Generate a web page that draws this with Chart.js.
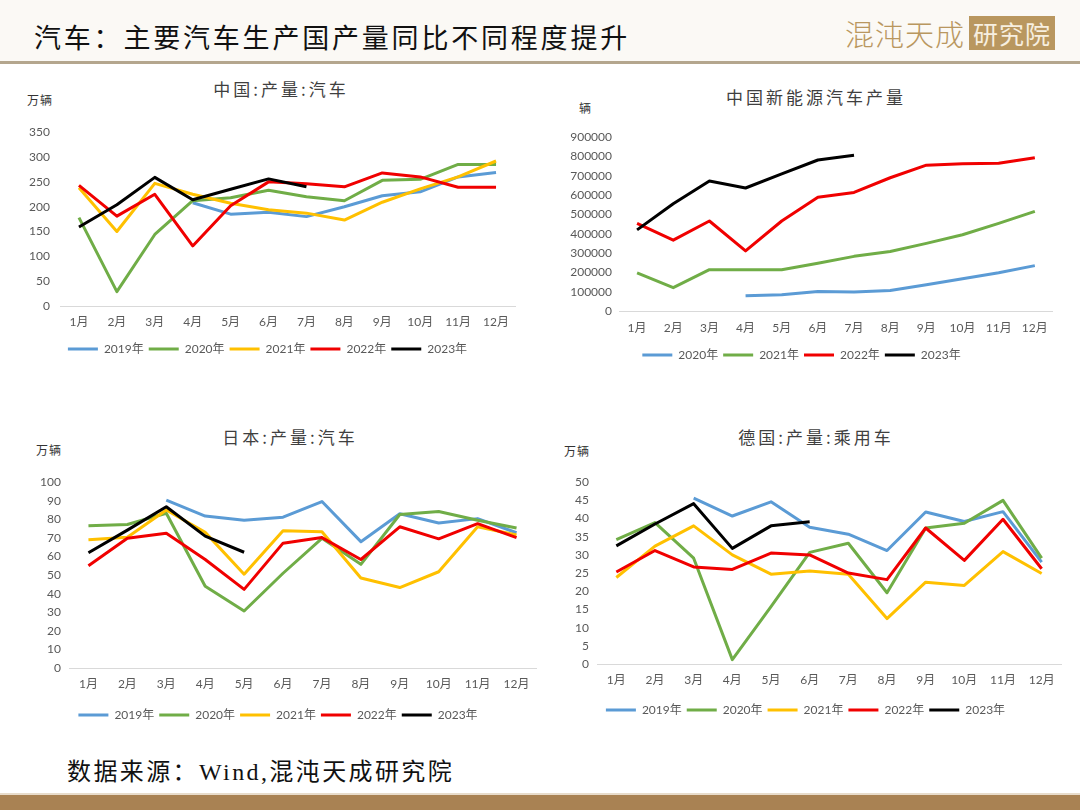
<!DOCTYPE html>
<html><head><meta charset="utf-8">
<script src="https://cdn.jsdelivr.net/npm/chart.js@4/dist/chart.umd.min.js"></script>
<style>
body{margin:0;width:1080px;height:810px;position:relative;background:#fff;overflow:hidden;font-family:"Noto Sans CJK SC",sans-serif;}
.abs{position:absolute;white-space:nowrap;}
#hdr{left:0;top:0;width:1080px;height:62px;background:#fbf9f5;}
#hline{left:0;top:61px;width:1080px;height:3px;background:#b4a68e;}
#mtitle{left:34px;top:18px;font-size:27px;line-height:38px;letter-spacing:2.8px;color:#111;}
#logo1{left:845px;top:14px;font-size:29px;line-height:38px;color:#b9975f;letter-spacing:1px;font-weight:300;}
#logo2{left:969px;top:16px;width:86px;height:34px;background:#b9975f;color:#f7efe0;font-size:25px;line-height:34px;text-align:center;letter-spacing:1px;}
#foot{left:67px;top:755px;font-size:24px;line-height:34px;letter-spacing:2.4px;color:#111;font-family:"Liberation Serif","Noto Sans CJK SC",serif;}
#band{left:0;top:795px;width:1080px;height:15px;background:#a98253;}
#band2{left:0;top:793px;width:1080px;height:2px;background:#e8dccb;}
.ctitle{font-size:17px;line-height:22px;color:#3f3f3f;letter-spacing:3px;transform:translateX(-50%);}
.unit{font-size:12px;line-height:16px;color:#333;letter-spacing:1px;}
canvas{position:absolute;}
</style></head>
<body>
<div class="abs" id="hdr"></div>
<div class="abs" id="hline"></div>
<div class="abs" id="mtitle">汽车：主要汽车生产国产量同比不同程度提升</div>
<div class="abs" id="logo1">混沌天成</div>
<div class="abs" id="logo2">研究院</div>

<div class="abs ctitle" style="left:281px;top:78px;">中国:产量:汽车</div>
<div class="abs unit" style="left:27px;top:92px;">万辆</div>
<div class="abs ctitle" style="left:816px;top:86px;">中国新能源汽车产量</div>
<div class="abs unit" style="left:579px;top:100px;">辆</div>
<div class="abs ctitle" style="left:290px;top:426px;">日本:产量:汽车</div>
<div class="abs unit" style="left:36px;top:442px;">万辆</div>
<div class="abs ctitle" style="left:816px;top:426px;">德国:产量:乘用车</div>
<div class="abs unit" style="left:564px;top:443px;">万辆</div>

<canvas id="c1" width="500" height="250" style="left:20px;top:115px;"></canvas>
<canvas id="c2" width="508" height="248" style="left:550px;top:123px;"></canvas>
<canvas id="c3" width="521" height="264" style="left:20px;top:467px;"></canvas>
<canvas id="c4" width="516" height="259" style="left:550px;top:467px;"></canvas>

<div class="abs" id="foot">数据来源：Wind,混沌天成研究院</div>
<div class="abs" id="band2"></div>
<div class="abs" id="band"></div>

<script>
const months = ["1月","2月","3月","4月","5月","6月","7月","8月","9月","10月","11月","12月"];
const years5 = ["2019年","2020年","2021年","2022年","2023年"];
const years4 = ["2020年","2021年","2022年","2023年"];

// 中国:产量:汽车 (万辆)
const cn2019 = [null,null,null,208,185,189,180,200,222,230,260,269];
const cn2020 = [178,29,144,212,218,233,220,212,253,255,285,285];
const cn2021 = [238,150,247,225,207,194,187,173,209,236,260,292];
const cn2022 = [243,181,225,121,202,250,246,240,268,260,239,239];
const cn2023 = [159,204,259,214,235,256,240];
const cnTicks = [0,350,50];

// 中国新能源汽车产量 (辆)
const nev2020 = [null,null,null,79000,84000,101000,99000,106000,136000,167000,198000,235000];
const nev2021 = [197000,121000,214000,214000,214000,247000,283000,308000,350000,395000,454000,516000];
const nev2022 = [454000,367000,466000,311000,466000,589000,614000,690000,755000,762000,765000,794000];
const nev2023 = [420000,555000,673000,637000,710000,782000,806000];
const nevTicks = [0,900000,100000];

// 日本:产量:汽车 (万辆)
const jp2019 = [null,null,90.4,81.8,79.5,81.2,89.6,68,83,78,80.4,72.8];
const jp2020 = [76.5,77.2,83.3,44,30.7,51,69.8,55.8,82.6,84.2,79.5,75.4];
const jp2021 = [69,70.4,85,73,50.5,73.9,73.3,48.4,43.3,51.8,76,71.6];
const jp2022 = [55,69.8,72.5,58.4,42.3,67.2,70.2,58.4,76,69.5,77.7,70.2];
const jp2023 = [62,74.2,86.8,71,62.3];
const jpTicks = [0,100,10];

// 德国:产量:乘用车 (万辆)
const de2019 = [null,null,45.6,40.7,44.6,37.6,35.7,31.2,41.8,39.2,41.9,28];
const de2020 = [34.2,38.9,29.1,1.2,15.8,30.7,33.2,19.6,37.4,38.7,45,29.1];
const de2021 = [23.8,32.4,38,30,24.7,25.6,24.7,12.5,22.5,21.6,30.9,24.9];
const de2022 = [25.3,31.2,26.7,26,30.5,30,25,23.2,37.4,28.5,39.8,26.2];
const de2023 = [32.5,38.5,44.1,31.8,38,39.1];
const deTicks = [0,50,5];

const COLS5 = ["#5B9BD5","#70AD47","#FFC000","#F00000","#000000"];
const COLS4 = ["#5B9BD5","#70AD47","#F00000","#000000"];
const FONT = "Lato, 'Noto Sans CJK SC', sans-serif";

function make(id, names, series, colors, ticks, cfg){
  const n = names.length;
  new Chart(document.getElementById(id), {
    type:'line',
    data:{labels:months, datasets:names.map((nm,i)=>({
      label:nm, data:series[i], borderColor:colors[i], backgroundColor:colors[i], borderWidth:3,
      pointRadius:0, pointHoverRadius:0, tension:0, order:n-i, borderJoinStyle:'round'}))},
    options:{
      responsive:false, animation:false, events:[],
      layout:{padding:{top:cfg.padTop, right:5, left:0, bottom:0}},
      plugins:{
        tooltip:{enabled:false},
        title:{display:false},
        legend:{display:true, position:'bottom',
          labels:{usePointStyle:true, pointStyle:'line', pointStyleWidth:30, padding:5,
            color:'#595959', font:{family:FONT, size:12},
            sort:(a,b)=>a.datasetIndex-b.datasetIndex}}
      },
      scales:{
        x:{offset:true, grid:{display:false, drawTicks:false},
           border:{display:true, color:'#D9D9D9', width:1},
           ticks:{color:'#595959', font:{family:FONT, size:12}, padding:cfg.xPad, maxRotation:0, autoSkip:false},
           afterFit:(s)=>{s.height = cfg.xH;}},
        y:{min:ticks[0], max:ticks[1], grid:{display:false, drawTicks:false},
           border:{display:false},
           ticks:{stepSize:ticks[2], color:'#595959', font:{family:FONT, size:12}, padding:cfg.yPad,
             callback:(v)=>String(v)},
           afterFit:(s)=>{s.width = cfg.yW;}}
      }
    }
  });
}

make('c1', years5, [cn2019,cn2020,cn2021,cn2022,cn2023], COLS5, cnTicks, {padTop:11, xH:32, yW:40, xPad:9, yPad:10});
make('c2', years4, [nev2020,nev2021,nev2022,nev2023], COLS4, nevTicks, {padTop:10, xH:33, yW:69, xPad:10, yPad:7});
make('c3', years5, [jp2019,jp2020,jp2021,jp2022,jp2023], COLS5, jpTicks, {padTop:11, xH:36, yW:49, xPad:9, yPad:8});
make('c4', years5, [de2019,de2020,de2021,de2022,de2023], COLS5, deTicks, {padTop:10, xH:35, yW:47, xPad:9, yPad:8});
</script>
</body></html>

-=-=-=-=-

**WRITTEN REQUEST:** All the lines above are to be given again exactly as they read, with the pictures removed.

**RESULT FOR THIS EXERCISE:**
Generate a web page that draws this with Chart.js.
<!DOCTYPE html>
<html><head><meta charset="utf-8">
<script src="https://cdn.jsdelivr.net/npm/chart.js@4/dist/chart.umd.min.js"></script>
<style>
body{margin:0;width:1080px;height:810px;position:relative;background:#fff;overflow:hidden;font-family:"Noto Sans CJK SC",sans-serif;}
.abs{position:absolute;white-space:nowrap;}
#hdr{left:0;top:0;width:1080px;height:62px;background:#fbf9f5;}
#hline{left:0;top:61px;width:1080px;height:3px;background:#b4a68e;}
#mtitle{left:34px;top:18px;font-size:27px;line-height:38px;letter-spacing:2.8px;color:#111;}
#logo1{left:845px;top:14px;font-size:29px;line-height:38px;color:#b9975f;letter-spacing:1px;font-weight:300;}
#logo2{left:969px;top:16px;width:86px;height:34px;background:#b9975f;color:#f7efe0;font-size:25px;line-height:34px;text-align:center;letter-spacing:1px;}
#foot{left:67px;top:755px;font-size:24px;line-height:34px;letter-spacing:2.4px;color:#111;font-family:"Liberation Serif","Noto Sans CJK SC",serif;}
#band{left:0;top:795px;width:1080px;height:15px;background:#a98253;}
#band2{left:0;top:793px;width:1080px;height:2px;background:#e8dccb;}
.ctitle{font-size:17px;line-height:22px;color:#3f3f3f;letter-spacing:3px;transform:translateX(-50%);}
.unit{font-size:12px;line-height:16px;color:#333;letter-spacing:1px;}
canvas{position:absolute;}
</style></head>
<body>
<div class="abs" id="hdr"></div>
<div class="abs" id="hline"></div>
<div class="abs" id="mtitle">汽车：主要汽车生产国产量同比不同程度提升</div>
<div class="abs" id="logo1">混沌天成</div>
<div class="abs" id="logo2">研究院</div>

<div class="abs ctitle" style="left:281px;top:78px;">中国:产量:汽车</div>
<div class="abs unit" style="left:27px;top:92px;">万辆</div>
<div class="abs ctitle" style="left:816px;top:86px;">中国新能源汽车产量</div>
<div class="abs unit" style="left:579px;top:100px;">辆</div>
<div class="abs ctitle" style="left:290px;top:426px;">日本:产量:汽车</div>
<div class="abs unit" style="left:36px;top:442px;">万辆</div>
<div class="abs ctitle" style="left:816px;top:426px;">德国:产量:乘用车</div>
<div class="abs unit" style="left:564px;top:443px;">万辆</div>

<canvas id="c1" width="500" height="250" style="left:20px;top:115px;"></canvas>
<canvas id="c2" width="508" height="248" style="left:550px;top:123px;"></canvas>
<canvas id="c3" width="521" height="264" style="left:20px;top:467px;"></canvas>
<canvas id="c4" width="516" height="259" style="left:550px;top:467px;"></canvas>

<div class="abs" id="foot">数据来源：Wind,混沌天成研究院</div>
<div class="abs" id="band2"></div>
<div class="abs" id="band"></div>

<script>
const months = ["1月","2月","3月","4月","5月","6月","7月","8月","9月","10月","11月","12月"];
const years5 = ["2019年","2020年","2021年","2022年","2023年"];
const years4 = ["2020年","2021年","2022年","2023年"];

// 中国:产量:汽车 (万辆)
const cn2019 = [null,null,null,208,185,189,180,200,222,230,260,269];
const cn2020 = [178,29,144,212,218,233,220,212,253,255,285,285];
const cn2021 = [238,150,247,225,207,194,187,173,209,236,260,292];
const cn2022 = [243,181,225,121,202,250,246,240,268,260,239,239];
const cn2023 = [159,204,259,214,235,256,240];
const cnTicks = [0,350,50];

// 中国新能源汽车产量 (辆)
const nev2020 = [null,null,null,79000,84000,101000,99000,106000,136000,167000,198000,235000];
const nev2021 = [197000,121000,214000,214000,214000,247000,283000,308000,350000,395000,454000,516000];
const nev2022 = [454000,367000,466000,311000,466000,589000,614000,690000,755000,762000,765000,794000];
const nev2023 = [420000,555000,673000,637000,710000,782000,806000];
const nevTicks = [0,900000,100000];

// 日本:产量:汽车 (万辆)
const jp2019 = [null,null,90.4,81.8,79.5,81.2,89.6,68,83,78,80.4,72.8];
const jp2020 = [76.5,77.2,83.3,44,30.7,51,69.8,55.8,82.6,84.2,79.5,75.4];
const jp2021 = [69,70.4,85,73,50.5,73.9,73.3,48.4,43.3,51.8,76,71.6];
const jp2022 = [55,69.8,72.5,58.4,42.3,67.2,70.2,58.4,76,69.5,77.7,70.2];
const jp2023 = [62,74.2,86.8,71,62.3];
const jpTicks = [0,100,10];

// 德国:产量:乘用车 (万辆)
const de2019 = [null,null,45.6,40.7,44.6,37.6,35.7,31.2,41.8,39.2,41.9,28];
const de2020 = [34.2,38.9,29.1,1.2,15.8,30.7,33.2,19.6,37.4,38.7,45,29.1];
const de2021 = [23.8,32.4,38,30,24.7,25.6,24.7,12.5,22.5,21.6,30.9,24.9];
const de2022 = [25.3,31.2,26.7,26,30.5,30,25,23.2,37.4,28.5,39.8,26.2];
const de2023 = [32.5,38.5,44.1,31.8,38,39.1];
const deTicks = [0,50,5];

const COLS5 = ["#5B9BD5","#70AD47","#FFC000","#F00000","#000000"];
const COLS4 = ["#5B9BD5","#70AD47","#F00000","#000000"];
const FONT = "Lato, 'Noto Sans CJK SC', sans-serif";

function make(id, names, series, colors, ticks, cfg){
  const n = names.length;
  new Chart(document.getElementById(id), {
    type:'line',
    data:{labels:months, datasets:names.map((nm,i)=>({
      label:nm, data:series[i], borderColor:colors[i], backgroundColor:colors[i], borderWidth:3,
      pointRadius:0, pointHoverRadius:0, tension:0, order:n-i, borderJoinStyle:'round'}))},
    options:{
      responsive:false, animation:false, events:[],
      layout:{padding:{top:cfg.padTop, right:5, left:0, bottom:0}},
      plugins:{
        tooltip:{enabled:false},
        title:{display:false},
        legend:{display:true, position:'bottom',
          labels:{usePointStyle:true, pointStyle:'line', pointStyleWidth:30, padding:5,
            color:'#595959', font:{family:FONT, size:12},
            sort:(a,b)=>a.datasetIndex-b.datasetIndex}}
      },
      scales:{
        x:{offset:true, grid:{display:false, drawTicks:false},
           border:{display:true, color:'#D9D9D9', width:1},
           ticks:{color:'#595959', font:{family:FONT, size:12}, padding:cfg.xPad, maxRotation:0, autoSkip:false},
           afterFit:(s)=>{s.height = cfg.xH;}},
        y:{min:ticks[0], max:ticks[1], grid:{display:false, drawTicks:false},
           border:{display:false},
           ticks:{stepSize:ticks[2], color:'#595959', font:{family:FONT, size:12}, padding:cfg.yPad,
             callback:(v)=>String(v)},
           afterFit:(s)=>{s.width = cfg.yW;}}
      }
    }
  });
}

make('c1', years5, [cn2019,cn2020,cn2021,cn2022,cn2023], COLS5, cnTicks, {padTop:11, xH:32, yW:40, xPad:9, yPad:10});
make('c2', years4, [nev2020,nev2021,nev2022,nev2023], COLS4, nevTicks, {padTop:10, xH:33, yW:69, xPad:10, yPad:7});
make('c3', years5, [jp2019,jp2020,jp2021,jp2022,jp2023], COLS5, jpTicks, {padTop:11, xH:36, yW:49, xPad:9, yPad:8});
make('c4', years5, [de2019,de2020,de2021,de2022,de2023], COLS5, deTicks, {padTop:10, xH:35, yW:47, xPad:9, yPad:8});
</script>
</body></html>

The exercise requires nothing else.